Object-Oriented Government (analogy)

Object-Orientation and the structure of a “normal” Government

Fabulous analogy created by Brandon Savage links the main OO concepts to the tasks, responsibilities and departments of a government. He believes programmers should learn with it and use these concepts. I think he is right in many things he said and that it makes a great blog post. Here is a short summary of what I think his article says and if you want more details, go see Five (Good) Lessons The Government Teaches Us About Object-Oriented Programming.

He lists 5 intersections between programming concepts (or principles) and Government's structure:


Abstraction
By creating many objects to do a task that once was the job of only one, is called abstraction. This makes each object more simple and able to do only one thing. Government abstraction? Bureaucracy.

Encapsulation
Protect and private functions, inside a class, 'encapsulates' its action. That means objects outside the current instantiated one won't have access to it. Government encapsulation? Among other possible examples, front-line and back-line workers.
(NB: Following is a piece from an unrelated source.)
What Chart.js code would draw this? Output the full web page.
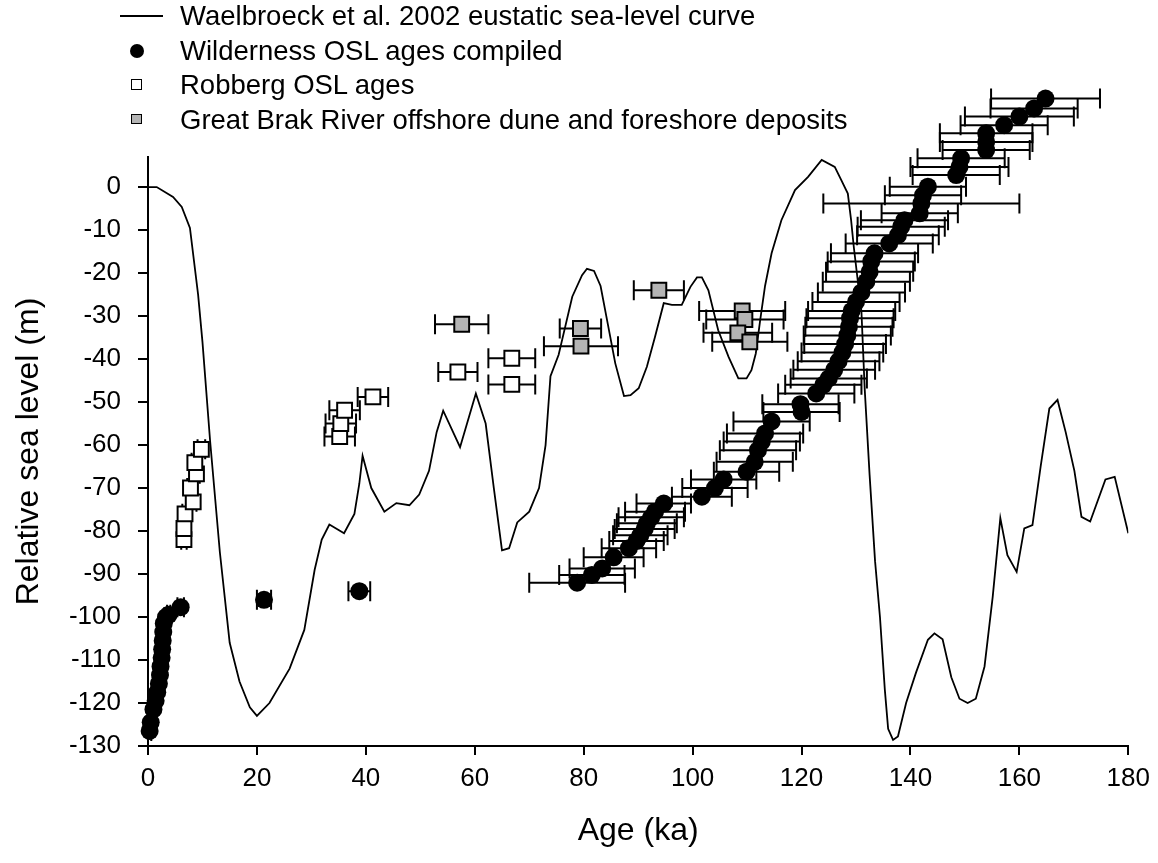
<!DOCTYPE html>
<html>
<head>
<meta charset="utf-8">
<script src="https://cdn.jsdelivr.net/npm/chart.js@4"></script>
<style>
  body { margin: 0; background: #fff; font-family: "Liberation Sans", Arial, sans-serif; }
  #wrap { position: relative; width: 1158px; height: 863px; }
  #legend { position: absolute; left: 114px; top: -1px; font-size: 27.5px; color: #000; }
  #legend .row { height: 34.5px; line-height: 34.5px; display: flex; align-items: center; white-space: nowrap; }
  #legend .sym { width: 66px; height: 34px; position: relative; display: inline-block; }
  #legend .line { position: absolute; left: 6px; top: 16px; width: 43px; border-top: 2px solid #000; }
  #legend .dot { position: absolute; left: 16px; top: 10px; width: 14px; height: 14px; border-radius: 50%; background: #000; }
  #legend .sq { position: absolute; left: 17px; top: 11px; width: 8.5px; height: 8.5px; border: 1.5px solid #000; }
</style>
</head>
<body>
<div id="wrap">
  <canvas id="chart" width="1158" height="863"></canvas>
  <div id="legend">
    <div class="row"><span class="sym"><span class="line"></span></span>Waelbroeck et al. 2002 eustatic sea-level curve</div>
    <div class="row"><span class="sym"><span class="dot"></span></span>Wilderness OSL ages compiled</div>
    <div class="row"><span class="sym"><span class="sq" style="background:#fff"></span></span>Robberg OSL ages</div>
    <div class="row"><span class="sym"><span class="sq" style="background:#b4b4b4"></span></span>Great Brak River offshore dune and foreshore deposits</div>
  </div>
</div>
<script>
// Waelbroeck et al. 2002 curve (age ka, sea level m)
const curveAge = [0, 1.6, 4.6, 6.2, 7.7, 9.2, 10, 11.4, 13.2, 15, 16.8, 18.7, 20, 22.3, 26, 28.7, 30.6, 31.9, 33.3, 36, 37.9, 38.8, 39.4, 41, 43.4, 45.6, 48, 49.8, 51.6, 53, 54.2, 57.3, 60.2, 62, 63.5, 65, 66.3, 67.8, 70, 71.8, 73, 73.9, 75.4, 77.9, 79.7, 80.6, 81.9, 83.1, 84.3, 85.8, 87.4, 88.6, 90.1, 91.6, 93.1, 94.7, 96.2, 98, 99.6, 100.8, 101.7, 102.9, 104.7, 106.6, 108.4, 109.9, 110.8, 111.6, 112.4, 113.3, 114.5, 116.3, 118.8, 121.2, 123.7, 126.1, 127.3, 128.5, 129.1, 129.6, 131, 131.6, 132.5, 133.5, 134.4, 135.3, 135.9, 136.8, 137.7, 139.2, 141, 143.2, 144.4, 145.9, 147.5, 149, 150.5, 152, 153.6, 155.1, 156.5, 157.8, 159.5, 160.9, 162.4, 163.9, 165.5, 167, 168.5, 170.1, 171.4, 173, 175.8, 177.5, 180];
const curveLevel = [0, 0, -2.3, -4.6, -9.5, -25, -36, -59, -85, -106, -115, -121, -123, -120, -112, -103, -89, -82, -78.5, -80.5, -76, -69, -62.5, -70, -75.5, -73.5, -74, -71.5, -66, -57, -52, -60.5, -48, -55, -70, -84.5, -84, -78, -75.5, -70, -60, -44, -39, -25.5, -20.5, -19, -19.5, -23, -31, -41, -48.6, -48.4, -46.8, -41.8, -34.8, -27, -27.4, -27.4, -23.2, -21, -21, -24, -33.3, -39.5, -44.5, -44.5, -42.6, -38.7, -31, -23, -15.4, -7.7, -0.7, 2.4, 6.3, 4.7, 1.6, -1.5, -7.7, -14, -29, -47, -67, -87, -100, -117, -126, -128.6, -127.8, -120, -113, -105.3, -103.8, -105.2, -114, -119, -120, -119, -111.5, -95.3, -77, -85.6, -89.5, -79.4, -78.6, -65, -51.5, -49.5, -57, -66, -76.7, -77.8, -68, -67.4, -80.5];

// Wilderness OSL ages compiled
const wildAge = [0.3, 0.5, 1.0, 1.4, 1.7, 2.0, 2.2, 2.3, 2.5, 2.6, 2.7, 2.8, 2.9, 3.3, 3.8, 6.0, 21.3, 38.8,
  78.8, 81.5, 83.4, 85.5, 88.3, 89.7, 90.4, 91.2, 91.6, 92.4, 93.1, 94.7, 101.7, 104.1, 105.7, 109.9, 111.4, 112, 112.7, 113.3, 114.5,
  120, 119.8, 122.7, 124, 125, 126, 126.8, 127.5, 128, 128.4, 128.7, 128.9, 129.2, 130, 131, 131.9, 132.5, 132.8, 133.4, 136.1, 137.7, 138.3, 138.9,
  141.7, 142, 142.3, 143.2, 148.4, 149, 149.3, 153.9, 153.9, 153.9, 157.2, 160, 162.7, 164.8];
const wildLevel = [-126.5, -124.5, -121.5, -119.5, -117.5, -115.5, -113.5, -111.5, -109.5, -107.5, -105.5, -103.5, -101.5, -100, -99.5, -97.7, -96, -94,
  -92, -90.2, -88.7, -86.1, -84, -82.3, -81, -79.5, -78.2, -76.8, -75.5, -73.6, -72, -70, -68, -66.2, -63.9, -61.2, -59.2, -57.3, -54.5,
  -52.3, -50.5, -48, -46, -44.5, -42.5, -40.5, -38.5, -36.5, -34.5, -32.5, -30.5, -28.8, -26.7, -24.5, -22, -19.7, -17.3, -15.4, -13.1, -11.2, -9.2, -7.7,
  -6.1, -3.8, -1.9, 0.1, 2.8, 4.7, 6.7, 8.6, 10.5, 12.5, 14.4, 16.4, 18.3, 20.6];
const wildErr = [0.3, 0.3, 0.3, 0.3, 0.3, 0.3, 0.3, 0.3, 0.3, 0.3, 0.3, 0.3, 0.3, 0.3, 0.3, 0.6, 1.3, 2.0,
  8.8, 6, 6, 5.5, 5, 5, 5, 5.5, 5.5, 6, 5.5, 5, 5.5, 6, 6, 6, 7, 7, 7, 7, 7,
  7, 7, 7, 7, 7, 7.5, 7.5, 7.5, 7.5, 8, 8, 8, 8, 8, 8, 8, 8, 8, 8, 8, 7.5, 8, 8,
  7, 18, 7, 7, 8, 9, 8, 8, 8.5, 8.5, 8, 10, 8, 10];

// Robberg OSL ages
const robAge = [6.6, 6.6, 6.8, 8.3, 7.8, 8.9, 8.6, 9.8, 35.2, 35.4, 36.1, 41.3, 56.9, 66.8, 66.8];
const robLevel = [-82, -79.4, -76, -73.2, -70, -66.7, -64.1, -61, -58, -55, -51.9, -48.8, -43, -39.8, -45.9];
const robErr = [0.5, 0.5, 0.5, 0.6, 0.6, 0.6, 0.6, 0.7, 2.8, 2.8, 2.8, 2.8, 3.6, 4.3, 4.3];

// Great Brak River offshore dune and foreshore deposits
const brakAge = [57.6, 79.4, 79.5, 93.8, 109.1, 109.6, 108.3, 110.5];
const brakLevel = [-31.9, -32.9, -37, -24, -28.8, -30.8, -33.9, -36];
const brakErr = [4.9, 3.8, 6.8, 4.6, 7.9, 7.1, 6.3, 6.9];

const xTicks = [0, 20, 40, 60, 80, 100, 120, 140, 160, 180];
const yTicks = [-130, -120, -110, -100, -90, -80, -70, -60, -50, -40, -30, -20, -10, 0];

const toPoints = (xs, ys) => xs.map((v, i) => ({ x: v, y: ys[i] }));
const FONT = "'Liberation Sans', Arial, sans-serif";

// horizontal error bars, drawn just before each scatter dataset's markers
// (datasets with clip:false also get their markers drawn above the plot top)
const errorBars = {
  id: 'errorBars',
  beforeDatasetDraw(chart, args) {
    const ds = chart.data.datasets[args.index];
    if (ds.clip === false) {
      chart._plotArea = chart.chartArea;
      chart.chartArea = Object.assign({}, chart.chartArea, { top: 0 });
    }
    if (!ds.xErr) return;
    const xs = chart.scales.x, ys = chart.scales.y, ctx = chart.ctx;
    ctx.save();
    ctx.strokeStyle = '#000';
    ctx.lineWidth = 2;
    ds.data.forEach((p, i) => {
      const x0 = xs.getPixelForValue(p.x - ds.xErr[i]);
      const x1 = xs.getPixelForValue(p.x + ds.xErr[i]);
      const py = ys.getPixelForValue(p.y);
      ctx.beginPath();
      ctx.moveTo(x0, py); ctx.lineTo(x1, py);
      ctx.moveTo(x0, py - 10); ctx.lineTo(x0, py + 10);
      ctx.moveTo(x1, py - 10); ctx.lineTo(x1, py + 10);
      ctx.stroke();
    });
    ctx.restore();
  },
  afterDatasetDraw(chart) {
    if (chart._plotArea) {
      chart.chartArea = chart._plotArea;
      chart._plotArea = null;
    }
  }
};

new Chart(document.getElementById('chart'), {
  type: 'scatter',
  data: {
    datasets: [
      {
        type: 'line',
        label: 'Waelbroeck et al. 2002 eustatic sea-level curve',
        data: toPoints(curveAge, curveLevel),
        borderColor: '#000',
        borderWidth: 1.8,
        pointRadius: 0,
        tension: 0,
        order: 4
      },
      {
        label: 'Great Brak River offshore dune and foreshore deposits',
        data: toPoints(brakAge, brakLevel),
        xErr: brakErr,
        pointStyle: 'rect',
        pointRadius: 10.5,
        backgroundColor: '#b4b4b4',
        borderColor: '#000',
        borderWidth: 2,
        order: 3
      },
      {
        label: 'Robberg OSL ages',
        data: toPoints(robAge, robLevel),
        xErr: robErr,
        pointStyle: 'rect',
        pointRadius: 10.5,
        backgroundColor: '#fff',
        borderColor: '#000',
        borderWidth: 2,
        order: 2
      },
      {
        label: 'Wilderness OSL ages compiled',
        data: toPoints(wildAge, wildLevel),
        xErr: wildErr,
        pointStyle: 'circle',
        pointRadius: 9,
        backgroundColor: '#000',
        borderColor: '#000',
        borderWidth: 0,
        clip: false,
        order: 1
      }
    ]
  },
  options: {
    responsive: false,
    animation: false,
    layout: { padding: { top: 157, right: 27, left: 0, bottom: 0 } },
    plugins: { legend: { display: false }, tooltip: { enabled: false } },
    scales: {
      x: {
        type: 'linear',
        min: 0,
        max: 180,
        afterBuildTicks: s => { s.ticks = xTicks.map(v => ({ value: v })); },
        afterFit: s => { s.height = 117; },
        border: { color: '#000', width: 2 },
        grid: { drawOnChartArea: false, drawTicks: true, tickLength: 9, color: '#000', lineWidth: 2 },
        ticks: { color: '#000', padding: 8, maxRotation: 0, font: { family: FONT, size: 26 } },
        title: { display: true, text: 'Age (ka)', color: '#000', padding: { top: 0, bottom: 13 }, font: { family: FONT, size: 32 } }
      },
      y: {
        type: 'linear',
        min: -130,
        max: 7,
        afterBuildTicks: s => { s.ticks = yTicks.map(v => ({ value: v })); },
        afterFit: s => { s.width = 148; },
        border: { color: '#000', width: 2 },
        grid: { drawOnChartArea: false, drawTicks: true, tickLength: 10, color: '#000', lineWidth: 2 },
        ticks: { color: '#000', padding: 17, font: { family: FONT, size: 26 } },
        title: { display: true, text: 'Relative sea level (m)', color: '#000', padding: { top: 10, bottom: 0 }, font: { family: FONT, size: 32 } }
      }
    }
  },
  plugins: [errorBars]
});
</script>
</body>
</html>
One deals with the public and the other doesn't. (Good try Brandon, this analogy kind of worked :.)

“Dumb Objects”
Objects that are 'too smart' (love that) demand more time and effort to understand and alter them. Instead of having this complex chain of variables and objects, why not make these objects less clever? The idea here is to test the parameters that are being injected into it and use it. This prevents errors and makes the later debugging much easier. Government 'Dumb' Objects? Itself! Well, have you ever had to present the same document to different departments when all you want is to see a doctor, register a business or something like that? Well, the departments could have an integrated database, but like this they are easier to manage.

Decoupling (or de-normalization)
A variation of the 'dumb' objects. It consists of the ability to move an object, or class, form one library to another, simplifying, once again, the management and debug. Governments like that and the less reliable a department is on a particular person the more flexible the system is. I personally think this happens because of lack of training budget. The same works for a developer..

Many classes working on one single job
Exactly like going to different departments and buildings to get one single task done, many systems have many objects, with different activities, working on the same action-flow. People complain about it when it concerns to governments, but what they don't realise is that what they are doing isn't one single task, it is many that looks like one.